Boxed in

69-Boxed-in

The hijack drama 7500, recently released on Amazon Prime, takes claustrophobia to new heights, with the entire film taking place in a cockpit. Joseph Gordon-Levitt plays a co-pilot who finds himself locked in the control booth, with the hijackers threatening to kill the passengers unless he lets them in. 7500 is among a clutch of films which has exploited the potential of claustrophobia as a cinematic tool to create a heightened sense of drama. Many of these films have done well at the box office. Might it be that the fear and panic they arouse call out to something deep in the human psyche?

Buried (2010)

Being buried alive is a recurrent nightmare for many people. For truck driver Paul Conroy (Ryan Reynolds), the nightmare comes true when he finds himself in a wooden coffin, after getting ambushed by terrorists in Iraq. Unless he pays a ransom of $5 million, he will be left to die in the coffin. You might think things could not get worse, until explosions damage the coffin and it slowly begins to fill with sand. And then – wait for it – a snake slithers in.
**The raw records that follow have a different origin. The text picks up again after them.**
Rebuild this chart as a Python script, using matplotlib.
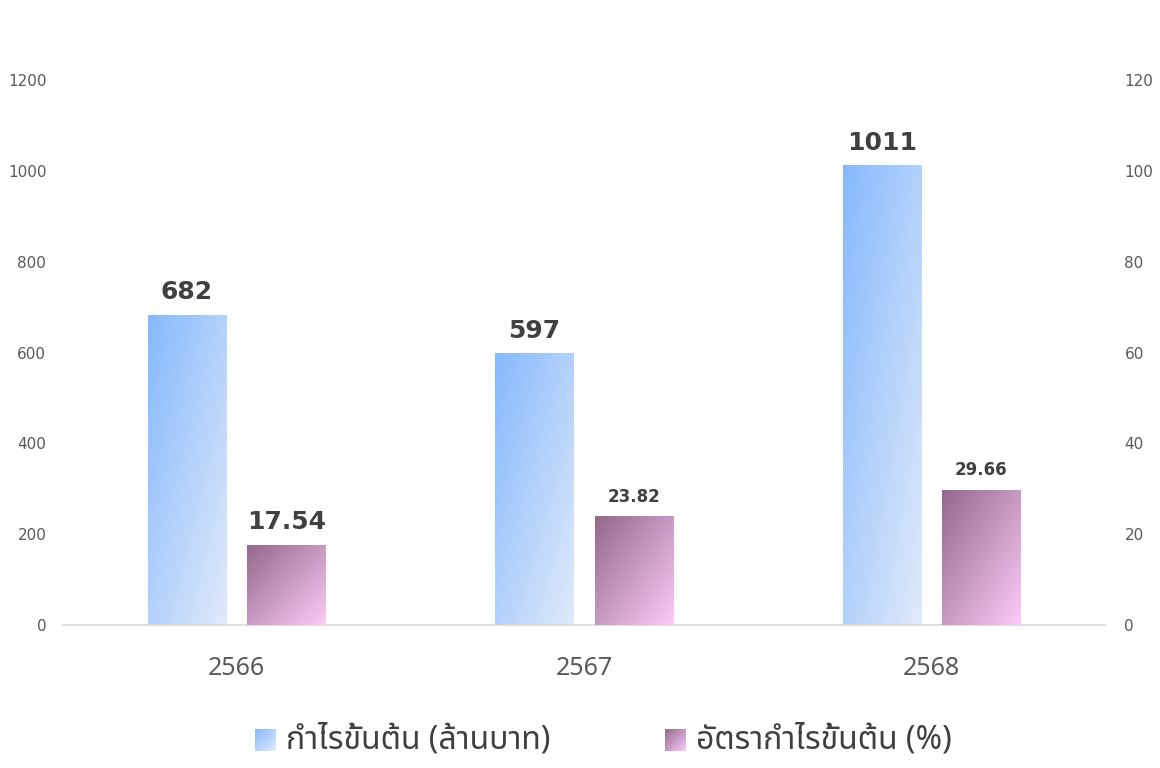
import numpy as np
import matplotlib
matplotlib.use('Agg')
import matplotlib.pyplot as plt
from matplotlib import font_manager
from matplotlib.ft2font import FT2Font
from matplotlib.colors import to_rgb

# Data
years = ['2566', '2567', '2568']
gross_profit = [682, 597, 1011]          # million baht (left axis)
gross_margin = [17.54, 23.82, 29.66]     # percent (right axis)
series_names = ['กำไรขั้นต้น (ล้านบาท)', 'อัตรากำไรขั้นต้น (%)']

# find a font that has Thai glyphs
thai_family = None
preferred = ['Noto Sans Thai', 'Noto Sans Thai UI', 'Noto Sans', 'Loma', 'Garuda', 'Tlwg Typo']
candidates = []
for f in font_manager.fontManager.ttflist:
    try:
        if 0x0E01 in FT2Font(f.fname).get_charmap():
            candidates.append(f.name)
    except Exception:
        pass
for p in preferred:
    if p in candidates:
        thai_family = p
        break
if thai_family is None and candidates:
    thai_family = candidates[0]
thai_fonts = [thai_family, 'DejaVu Sans'] if thai_family else ['DejaVu Sans']

plt.rcParams['font.family'] = ['DejaVu Sans']

blue_grad = ('#86b9fd', '#e0eafb')
purple_grad = ('#93698c', '#fdcaf9')


def gradient_img(c0, c1, n=64):
    u = np.linspace(0, 1, n)[None, :]
    v = np.linspace(0, 1, n)[:, None]   # 0 bottom, 1 top (origin lower)
    t = (u + (1 - v)) / 2
    a, b = np.array(to_rgb(c0)), np.array(to_rgb(c1))
    return a[None, None, :] * (1 - t[..., None]) + b[None, None, :] * t[..., None]


def fill_gradient(ax, bars, colors):
    img = gradient_img(*colors)
    for bar in bars:
        x0, y0 = bar.get_x(), bar.get_y()
        w, h = bar.get_width(), bar.get_height()
        bar.set_facecolor('none')
        ax.imshow(img, extent=[x0, x0 + w, y0, y0 + h], origin='lower',
                  aspect='auto', zorder=2, interpolation='bilinear')


fig = plt.figure(figsize=(11.6, 7.68), dpi=100)
ax1 = fig.add_axes([0.0543, 0.1862, 0.8983, 0.7096])
ax2 = ax1.twinx()

x = np.arange(len(years))
width = 0.225
offset = 0.143

b1 = ax1.bar(x - offset, gross_profit, width, linewidth=0, zorder=2)
b2 = ax2.bar(x + offset, gross_margin, width, linewidth=0, zorder=2)
fill_gradient(ax1, b1, blue_grad)
fill_gradient(ax2, b2, purple_grad)

ax1.set_xlim(-0.5, 2.5)
ax1.set_ylim(0, 1200)
ax2.set_ylim(0, 120)
ax1.set_yticks(range(0, 1201, 200))
ax2.set_yticks(range(0, 121, 20))
ax1.set_xticks(x)
ax1.set_xticklabels(years, fontsize=18, color='#595959', family=thai_fonts)

for a in (ax1, ax2):
    for s in a.spines.values():
        s.set_visible(False)
ax1.spines['bottom'].set_visible(True)
ax1.spines['bottom'].set_color('#d9d9d9')
ax1.spines['bottom'].set_linewidth(1.2)

ax1.tick_params(axis='y', length=0, pad=12, labelsize=11, labelcolor='#595959')
ax2.tick_params(axis='y', length=0, pad=14, labelsize=11, labelcolor='#595959')
ax1.tick_params(axis='x', length=0, pad=22)

# value labels
blue_sizes = [18, 18, 18]
purple_sizes = [18, 12, 12]
for bar, v, fs in zip(b1, gross_profit, blue_sizes):
    ax1.annotate(f'{v}', (bar.get_x() + bar.get_width() / 2, v),
                 xytext=(0, 8), textcoords='offset points', ha='center', va='bottom',
                 fontsize=fs, fontweight='bold', color='#404040')
for bar, v, fs in zip(b2, gross_margin, purple_sizes):
    ax2.annotate(f'{v:.2f}', (bar.get_x() + bar.get_width() / 2, v),
                 xytext=(0, 8), textcoords='offset points', ha='center', va='bottom',
                 fontsize=fs, fontweight='bold', color='#404040')

# legend with gradient swatches
for (lx, col, name) in [(255, blue_grad, series_names[0]), (665, purple_grad, series_names[1])]:
    sw = fig.add_axes([lx / 1160, 1 - 751 / 768, 21 / 1160, 22 / 768])
    sw.imshow(gradient_img(*col), origin='lower', aspect='auto', extent=[0, 1, 0, 1])
    sw.axis('off')
    fig.text((lx + 31) / 1160, 1 - 740 / 768, name, fontsize=23, color='#404040',
             va='center', ha='left', family=thai_fonts)

fig.savefig('out.png', dpi=100)
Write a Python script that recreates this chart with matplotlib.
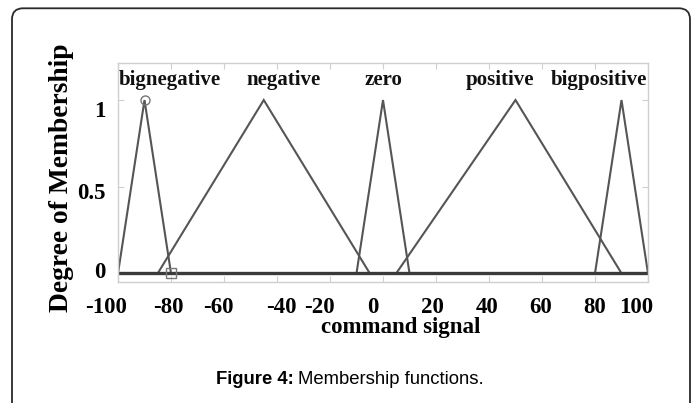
import numpy as np
import matplotlib
matplotlib.use("Agg")
import matplotlib.pyplot as plt
from matplotlib.patches import FancyBboxPatch
from matplotlib.transforms import ScaledTranslation

# ---------------- data ----------------
mf_names = ["bignegative", "negative", "zero", "positive", "bigpositive"]
mf_left = [-100, -85, -10, 5, 80]
mf_peak = [-90, -45, 0, 50, 90]
mf_right = [-80, -5, 10, 90, 100]
label_x = [-80.5, -37.5, 0.2, 44, 81.5]   # where the MF names are written
label_y = 1.115
x_range = [-100, 100]
xticks = [-100, -80, -60, -40, -20, 0, 20, 40, 60, 80, 100]
xtick_labels = ["-100", "-80", "-60", "-40", "-20", "0", "20", "40", "60", "80", "100"]
yticks = [0, 0.5, 1]
ytick_labels = ["0", "0.5", "1"]
circle_pt = (-90, 1)
square_pt = (-80, 0)

# label nudges of the scanned original (pixels, style only)
xtick_nudge_px = [-11.5, -2.5, -5.5, 4, -11, -10, -3.5, -2.3, -1.2, 0, -12]
ytick_nudge_px = [3, -4, -9]

W, H, DPI = 6.97, 4.03, 100
fig = plt.figure(figsize=(W, H), dpi=DPI)
fig.patch.set_facecolor("white")

# outer rounded frame
box = FancyBboxPatch((0.12, -0.3), 6.78, 3.947 + 0.3,
                     boxstyle="round,pad=0,rounding_size=0.11",
                     transform=fig.dpi_scale_trans, fill=False,
                     edgecolor="#2a2a2a", linewidth=1.3)
fig.patches.append(box)

ax = fig.add_axes([118 / 697, 1 - 281.7 / 403, 530 / 697, 218.4 / 403])
ax.set_xlim(x_range)
ax.set_ylim(-0.0485, 1.212)

for a, b, c in zip(mf_left, mf_peak, mf_right):
    xs = [x_range[0], a, b, c, x_range[1]]
    ys = [0, 0, 1, 0, 0]
    ax.plot(xs, ys, color="#555555", lw=1.5, solid_joinstyle="miter")
# darker, thicker overlap of all the zero segments
ax.plot(x_range, [0, 0], color="#3a3a3a", lw=2.4, solid_capstyle="butt")

ax.plot([circle_pt[0]], [circle_pt[1]], marker="o", ms=6.5, mfc="none",
        mec="#777777", mew=1.0)
ax.plot([square_pt[0]], [square_pt[1]], marker="s", ms=6.5, mfc="none",
        mec="#777777", mew=1.0)

serif = "Liberation Serif"
for name, lx in zip(mf_names, label_x):
    ax.text(lx, label_y, name, ha="center", va="center", fontsize=15,
            fontweight="bold", family=serif, color="#111111")

for sp in ax.spines.values():
    sp.set_color("#cfcfcf")
    sp.set_linewidth(1.0)

ax.set_xticks(xticks)
ax.set_xticklabels(xtick_labels)
ax.set_yticks(yticks)
ax.set_yticklabels(ytick_labels)
ax.tick_params(axis="both", direction="in", length=4, color="#cfcfcf",
               top=True, right=True, labelsize=16.5)
ax.tick_params(axis="x", pad=11)
ax.tick_params(axis="y", pad=9)

for lab, dx in zip(ax.get_xticklabels(), xtick_nudge_px):
    lab.set_fontfamily(serif)
    lab.set_fontweight("bold")
    lab.set_transform(lab.get_transform() + ScaledTranslation(dx / DPI, 0, fig.dpi_scale_trans))
for lab, dy in zip(ax.get_yticklabels(), ytick_nudge_px):
    lab.set_fontfamily(serif)
    lab.set_fontweight("bold")
    lab.set_transform(lab.get_transform() + ScaledTranslation(0, dy / DPI, fig.dpi_scale_trans))

ax.set_xlabel("command signal", fontsize=16.5, fontweight="bold", family=serif,
              va="center")
ax.xaxis.set_label_coords((401 - 118) / 530, -(327 - 281.7) / 218.4)
ax.set_ylabel("Degree of Membership", fontsize=19.8, fontweight="bold",
              family=serif, va="center")
ax.yaxis.set_label_coords((62 - 118) / 530, (281.7 - 177.5) / 218.4)

# caption
cap_y = 1 - 379 / 403
t1 = fig.text(216 / 697, cap_y, "Figure 4:", fontsize=13.3, fontweight="bold",
              family="Liberation Sans", ha="left", va="center")
fig.canvas.draw()
bb = t1.get_window_extent()
fig.text((bb.x1 + 4) / (W * DPI), cap_y, "Membership functions.", fontsize=13.3,
         family="Liberation Sans", ha="left", va="center")

fig.savefig("out.png", dpi=DPI)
Perhaps a good time for Conroy to “think out of the box”.

Room (2015)

This is a searing tale of a child born out of rape to a woman held captive in a room for seven years. Brie Larson plays Joy Newsome, who is trying to teach her five-year-old son Jack about the outside world. Jack does not know how to conceive of life outside the wardrobe where he sleeps each night and the lavatory cistern in which he floats paper boats. Room is a rude reminder that the turquoise blue of the ocean and the sun-kissed splendour of the mountains are not ours to take for granted. The film, based on Emma Donoghue’s book, won four Oscar nominations.

Locke (2013)

It is not every day you drive one-and-a-half hours to be with your ex-girlfriend as she gives birth, making 36 phone calls on the way. Well, it was that day for construction foreman Ivan Locke (Thomas Hardy). One minute, Locke is soothing his apoplectic wife as he confesses his infidelity, and the next, there is steel in his voice as he directs his colleague to prepare for a concrete pour. Spoiler alert: By the end of Locke, you might overdose on Hardy’s face, having sat through 85 minutes of watching it in various close-up shots.